Dr. Zhang's seminal contributions to cardiovascular physiology and cell therapy are:

Use of in vivo NMR spectroscopy to study myocardial bioenergetic abnormality in hypertrophied and failing hearts;
Cardiac cell therapy using adult or human pluripotent stem cells; and
Design of scaffolds to enhance delivery of stem cells for cardiac repair.
Using a canine model of severe LVH secondary to pressure overload, the Zhang lab was the first to demonstrate that in vivo LVH hearts are associated with myocardial bioenergetic inefficiency; the severity of this bioenergetic abnormality is linearly related to the severity of hypertrophy, but is independent from a persistent myocardial ischemia. The recent report from the Zhang lab of quantitatively measuring myocardial ATP hydrolysis rate in the in vivo heart using NMR spectroscopy has had a significant impact on the field of bioenergetics in vivo, not only to the cardiovascular sciences, but also to other important organ systems.

In the past two decades, the Zhang lab’s active research areas have involved cell therapy for myocardial repair using autologous, allogenic adult stem cells, or human pluripotent stem cell (PSC) derived cardiac cells, and large-animal models of severe left-ventricular dysfunction with or without ischemic coronary artery disease. Dr.
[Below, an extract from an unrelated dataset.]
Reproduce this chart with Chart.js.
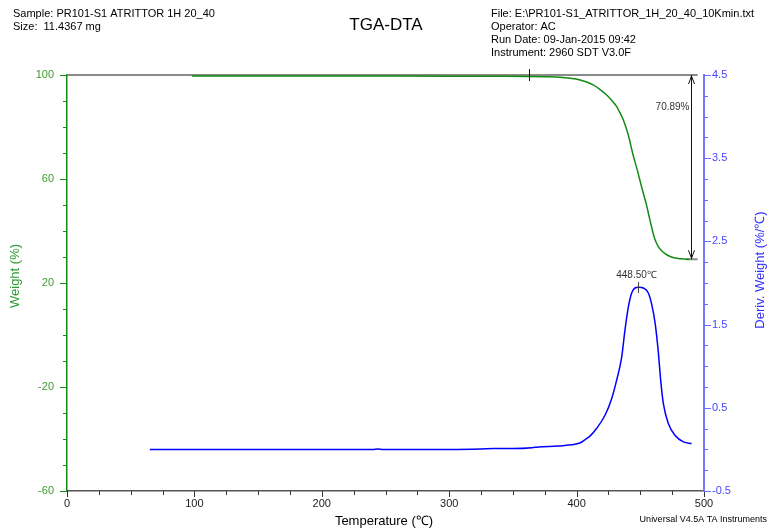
<!DOCTYPE html>
<html>
<head>
<meta charset="utf-8">
<script src="https://cdn.jsdelivr.net/npm/chart.js@4"></script>
<style>
  body { margin: 0; background: #fff; }
  #wrap { width: 770px; height: 529px; position: relative; }
</style>
</head>
<body>
<div id="wrap"><canvas id="tgaChart"></canvas></div>
<script>
// TGA-DTA chart, weight (%) and deriv. weight vs temperature

const weightTemp = [98, 150, 200, 250, 300, 340, 362, 375, 387, 395, 402.7, 408, 413, 418, 423.6, 427.5, 431.5, 434, 436.7, 440.6,
  444, 447.6, 451, 454.5, 457.6, 460.8, 462.5, 464.2, 466.5, 469.4, 473, 477.2, 482, 488.5];
const weightVal = [99.6, 99.6, 99.6, 99.58, 99.55, 99.5, 99.45, 99.35, 99.15, 98.75, 98.1, 97.3, 96.2, 94.6, 92.3, 90.3, 87.8, 85.5, 82.7, 76.9,
  69.9, 63.5, 57, 50.7, 44.2, 37.8, 35.6, 34, 32.5, 31.3, 30.3, 29.6, 29.3, 29.1];

const derivTemp = [65, 100, 150, 200, 240, 244, 248, 300, 325, 335, 350, 365, 370, 385, 392, 398, 403, 406.5, 410.5, 415.8,
  422.3, 427.5, 431.4, 435.4, 438, 440.6, 443.2, 445.8, 449, 452.4, 456.3, 459, 461.6, 464.2, 466, 468.1, 472, 477.2,
  483.8, 490.3];
const derivVal = [0, 0, 0, 0, 0, 0.005, 0, 0, 0.005, 0.01, 0.01, 0.02, 0.03, 0.04, 0.05, 0.06, 0.08, 0.115, 0.16, 0.254,
  0.41, 0.61, 0.83, 1.11, 1.44, 1.71, 1.88, 1.94, 1.95, 1.94, 1.88, 1.74, 1.52, 1.16, 0.83, 0.55, 0.31, 0.17,
  0.09, 0.07];

const xTickLabels = [0, 100, 200, 300, 400, 500];
const weightTickLabels = [-60, -20, 20, 60, 100];
const derivTickLabels = [-0.5, 0.5, 1.5, 2.5, 3.5, 4.5];

// step change & peak annotations
const stepStart = 362.5;
const stepEnd = 489.8;
const stepLoss = 70.89;
const peakTemp = 448.5;
const peakVal = 1.94;

const GREEN = "#138a13";
const GREEN_TXT = "#3f9a30";
const BLUE = "#0000ff";
const BLUE_TXT = "#4646ff";
const FONT = "'Liberation Sans', Arial, sans-serif";

const near = (a, b) => Math.abs(a - b) < 1e-6;

const extras = {
  id: "extras",
  beforeDatasetsDraw(chart) {
    const ctx = chart.ctx;
    const x = chart.scales.x, yW = chart.scales.yW;
    const yTop = yW.getPixelForValue(100);
    const yBot = yW.getPixelForValue(100 - stepLoss);
    ctx.save();
    ctx.strokeStyle = "#8a8a8a";
    ctx.lineWidth = 2;
    ctx.beginPath();
    ctx.moveTo(x.getPixelForValue(0), yTop);
    ctx.lineTo(x.getPixelForValue(495), yTop);
    ctx.moveTo(x.getPixelForValue(486), yBot);
    ctx.lineTo(x.getPixelForValue(495), yBot);
    ctx.stroke();
    ctx.restore();
  },
  afterDatasetsDraw(chart) {
    const ctx = chart.ctx;
    const x = chart.scales.x, yW = chart.scales.yW, yD = chart.scales.yD;
    ctx.save();

    const yTop = yW.getPixelForValue(100);
    const yBot = yW.getPixelForValue(100 - stepLoss);
    ctx.strokeStyle = "#111";
    ctx.lineWidth = 1;
    ctx.beginPath();
    const xs = Math.round(x.getPixelForValue(stepStart)) + 0.5;
    ctx.moveTo(xs, yTop - 6);
    ctx.lineTo(xs, yTop + 6);
    const xr = Math.round(x.getPixelForValue(stepEnd)) + 0.5;
    ctx.moveTo(xr, yTop);
    ctx.lineTo(xr, yBot);
    // arrow heads
    ctx.moveTo(xr - 3, yTop + 9);
    ctx.lineTo(xr, yTop + 1);
    ctx.lineTo(xr + 3, yTop + 9);
    ctx.moveTo(xr - 3, yBot - 9);
    ctx.lineTo(xr, yBot - 1);
    ctx.lineTo(xr + 3, yBot - 9);
    ctx.stroke();

    ctx.fillStyle = "#333";
    ctx.font = "10px " + FONT;
    ctx.textAlign = "right";
    ctx.textBaseline = "middle";
    ctx.fillText(stepLoss.toFixed(2) + "%", xr - 2, yTop + 32);

    // peak
    const px = Math.round(x.getPixelForValue(peakTemp)) + 0.5;
    const py = yD.getPixelForValue(peakVal);
    ctx.strokeStyle = "#444";
    ctx.beginPath();
    ctx.moveTo(px, py - 6);
    ctx.lineTo(px, py + 5);
    ctx.stroke();
    ctx.textAlign = "center";
    ctx.fillText(peakTemp.toFixed(2) + "℃", px - 2, py - 13);
    ctx.restore();
  },
  afterDraw(chart) {
    const ctx = chart.ctx;
    const x = chart.scales.x, yW = chart.scales.yW, yD = chart.scales.yD;
    const area = chart.chartArea;
    ctx.save();
    ctx.lineWidth = 1;

    // x ticks
    ctx.strokeStyle = "#333";
    ctx.beginPath();
    for (let v = 0; v <= 500; v += 25) {
      const p = Math.round(x.getPixelForValue(v)) + 0.5;
      const len = v % 100 === 0 ? 6 : 4;
      ctx.moveTo(p, area.bottom);
      ctx.lineTo(p, area.bottom + len);
    }
    ctx.stroke();

    // left ticks
    ctx.strokeStyle = GREEN;
    ctx.beginPath();
    for (let v = -60; v <= 100; v += 10) {
      const p = Math.round(yW.getPixelForValue(v)) + 0.5;
      const len = (v + 60) % 40 === 0 ? 7 : 4;
      ctx.moveTo(area.left - len, p);
      ctx.lineTo(area.left, p);
    }
    ctx.stroke();

    // right ticks
    ctx.strokeStyle = "#6a6aff";
    ctx.beginPath();
    for (let i = 0; i <= 20; i++) {
      const v = -0.5 + i * 0.25;
      const p = Math.round(yD.getPixelForValue(v)) + 0.5;
      const len = i % 4 === 0 ? 7 : 4;
      ctx.moveTo(area.right, p);
      ctx.lineTo(area.right + len, p);
    }
    ctx.stroke();

    // texts
    ctx.fillStyle = "#000";
    ctx.textBaseline = "middle";
    ctx.textAlign = "left";
    ctx.font = "11px " + FONT;
    ctx.fillText("Sample: PR101-S1 ATRITTOR 1H 20_40", 13, 14);
    ctx.fillText("Size:  11.4367 mg", 13, 27);
    ctx.fillText("File: E:\\PR101-S1_ATRITTOR_1H_20_40_10Kmin.txt", 491, 14);
    ctx.fillText("Operator: AC", 491, 27);
    ctx.fillText("Run Date: 09-Jan-2015 09:42", 491, 40);
    ctx.fillText("Instrument: 2960 SDT V3.0F", 491, 53);

    ctx.textAlign = "center";
    ctx.font = "17px " + FONT;
    ctx.fillText("TGA-DTA", 386, 25);

    ctx.font = "13px " + FONT;
    ctx.fillText("Temperature (℃)", 384, 521);

    ctx.textAlign = "right";
    ctx.font = "9px " + FONT;
    ctx.fillText("Universal V4.5A TA Instruments", 767, 520);

    ctx.textAlign = "center";
    ctx.font = "13px " + FONT;
    ctx.save();
    ctx.translate(15, 276);
    ctx.rotate(-Math.PI / 2);
    ctx.fillStyle = "#2e9a2e";
    ctx.fillText("Weight (%)", 0, 0);
    ctx.restore();
    ctx.save();
    ctx.translate(760, 270);
    ctx.rotate(-Math.PI / 2);
    ctx.fillStyle = "#3030ff";
    ctx.fillText("Deriv. Weight (%/℃)", 0, 0);
    ctx.restore();

    ctx.restore();
  },
};

const weightPoints = weightTemp.map((t, i) => ({ x: t, y: weightVal[i] }));
const derivPoints = derivTemp.map((t, i) => ({ x: t, y: derivVal[i] }));

const ctx = document.getElementById("tgaChart").getContext("2d");

new Chart(ctx, {
  type: "line",
  data: {
    datasets: [
      {
        label: "Weight",
        data: weightPoints,
        yAxisID: "yW",
        borderColor: GREEN,
        borderWidth: 1.5,
        pointRadius: 0,
        cubicInterpolationMode: "monotone",
        fill: false,
      },
      {
        label: "Deriv. Weight",
        data: derivPoints,
        yAxisID: "yD",
        borderColor: BLUE,
        borderWidth: 1.5,
        pointRadius: 0,
        cubicInterpolationMode: "monotone",
        fill: false,
      },
    ],
  },
  options: {
    responsive: true,
    maintainAspectRatio: false,
    animation: false,
    layout: { padding: { top: 75, left: 0, right: 0, bottom: 0 } },
    plugins: {
      legend: { display: false },
      tooltip: { enabled: false },
    },
    scales: {
      x: {
        type: "linear",
        min: 0,
        max: 500,
        grid: { display: true, drawOnChartArea: false, drawTicks: false },
        border: { display: true, color: "#555", width: 1.5 },
        ticks: {
          stepSize: 25,
          autoSkip: false,
          maxRotation: 0,
          padding: 6,
          color: "#222",
          font: { family: FONT, size: 11 },
          callback: (v) => (xTickLabels.includes(v) ? String(v) : ""),
        },
        afterFit: (s) => { s.height = 38; },
      },
      yW: {
        type: "linear",
        position: "left",
        min: -60,
        max: 100,
        grid: { display: true, drawOnChartArea: false, drawTicks: false },
        border: { display: true, color: GREEN, width: 1.5 },
        ticks: {
          stepSize: 10,
          autoSkip: false,
          padding: 13,
          color: GREEN_TXT,
          font: { family: FONT, size: 11 },
          callback: (v) => (weightTickLabels.some((t) => near(t, v)) ? String(v) : ""),
        },
        afterFit: (s) => { s.width = 67; },
      },
      yD: {
        type: "linear",
        position: "right",
        min: -0.5,
        max: 4.5,
        grid: { display: true, drawOnChartArea: false, drawTicks: false },
        border: { display: true, color: "#7676ff", width: 2 },
        ticks: {
          stepSize: 0.25,
          autoSkip: false,
          padding: 8,
          color: BLUE_TXT,
          font: { family: FONT, size: 11 },
          callback: (v) => {
            const t = derivTickLabels.find((d) => near(d, v));
            return t === undefined ? "" : t.toFixed(1);
          },
        },
        afterFit: (s) => { s.width = 66; },
      },
    },
  },
  plugins: [extras],
});
</script>
</body>
</html>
Zhang’s lab has been designing and fabricating myocardial tissue patches to examine the mechanisms and the functional outcomes of myocardial contractile-, bioenergetic-, and gene/protein expression changes in hearts receiving different types of cell transplantation (adult progenitor cells or iPSC-derivatives) using tissue engineering and molecular biochemistry tools.